Looks like George Lucas has a rival for nonsensical quasi-mystical gubbins: as this quiz points out, the proliferation of word-mangling web 2.0 names runs Star Wars a close second for ‘bad hand at Scrabble’ type nonsense. I’m not sure if there ever was a time when there were such things as ‘Photo Sharing Website’, ‘Dating Site’ or ‘The Social Network / Spying on your Friends / Acquaintances Website’, but I wouldn’t half like to see this kind of plain speaking used when people name their next net venture. Trying to negotiate the punch-drunk lexicon of the web 2.0 world is like stumbling upon an abandoned trial version of the Esperanto dictionary. Far be it for me to say, but whoever it was that came up with likes of Yubnub, Pheedo and Xuqa needs a sound whack across the temples with a hard-bound copy of the OED. Failing that, this could be a good solution the next time someone decides that ‘WangDangDoodle’ or ‘Grgsta’ is a suitable name for their bookmarking site:

Best Web 2.0 sites for education

12 09 2008

This is quite possibly my laziest post yet, in my defence I am suffering from the early stages of a cold and dementia brought on by a combination of baby induced sleep deprivation and sugar/caffeine overload. Hats off to Larry Ferlazzo for compiling his best web 2.0 applications for education 2008, it’s a great list of web apps and their uses for teaching and is well worth a look.

Web 2.0: good for magpies, not so good for education?

1 09 2008

*Some artistic licence may have been applied to the above photograph.

Are bright, shiny applications detrimental to educators’ attempts to use web 2.0 for teaching? That, in brief, is what Jennifer D. Jones suggests in her video Web 2.0 is not the future of education. It’s a point I’ve considered before; certainly sites like Facebook are rife with garish blaring clutter: ‘how hot are your grandparents’ and ‘monkey soduko’ style applications that an unbelievably large amount of people think are worthwhile additions to their profile pages. So yes, I’m not a big fan of attention grabbing / sapping apps. Such things are distracting and pointless, their purpose being to be shiny rather than substantial. However, I don’t think that’s a reason to dismiss web 2.0 as a platform for promoting learning. Yes, it’s sensible to spot the distractions and pitfalls inherent in using web 2.0 and yes, there are other technologies which will eventually supersede it but, for the time being, web apps are what a lot of people are using so why not utilise them intelligently and reflectively, whilst maintaing an awareness of potential new avenues on the web and in technology in general? After all, if you can’t be a pragmatist on the internet,  where can you be?

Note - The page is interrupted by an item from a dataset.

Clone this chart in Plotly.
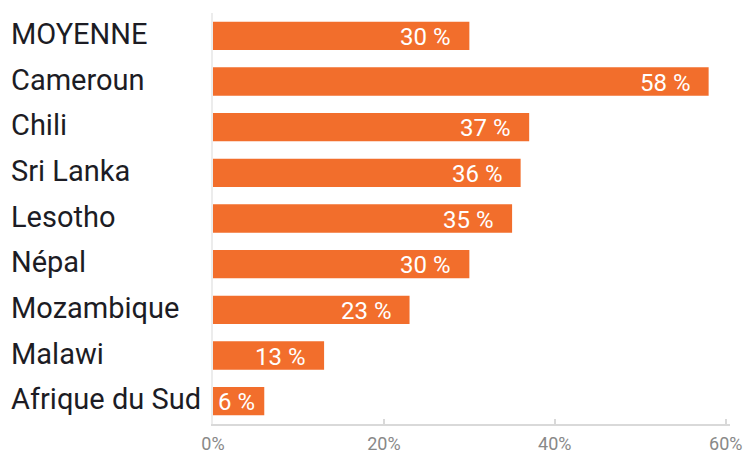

They did the mash, they did the monster mash (up)

27 08 2008

Mash ups: not, in fact, anything to do with this, this, or this, but a way of taking two or more web applications and combining them to make a single output that intergrates their features. I first heard the term related to music, where people would take vocals from one track and lay them over the music from another:

It was only after reading Peter Bihr’s blog that I became aware of web-based mash ups. They’re clearly a developing medium, as evidenced by some of the rather odd examples I came across on the Mashup Awards website, but there are plenty of genuinely practical applications that should ensure that mash ups are a phenomenon that sticks around. Some good examples inlcude VCASMO, which integrates Slideshare presentations and Youtube videos, Omnisio which does the same, World News Map, which links breaking news specific to nations on a map and Reelz Review which charts new DVD releases and hosts reviews, synopsises and trailers on the same page. I had a quick go on Yahoo Pipes, which allows you to build your own mash ups and came up with this, which uses a tour alert RSS feed and Yahoo maps to show you where the gig you’re going to is.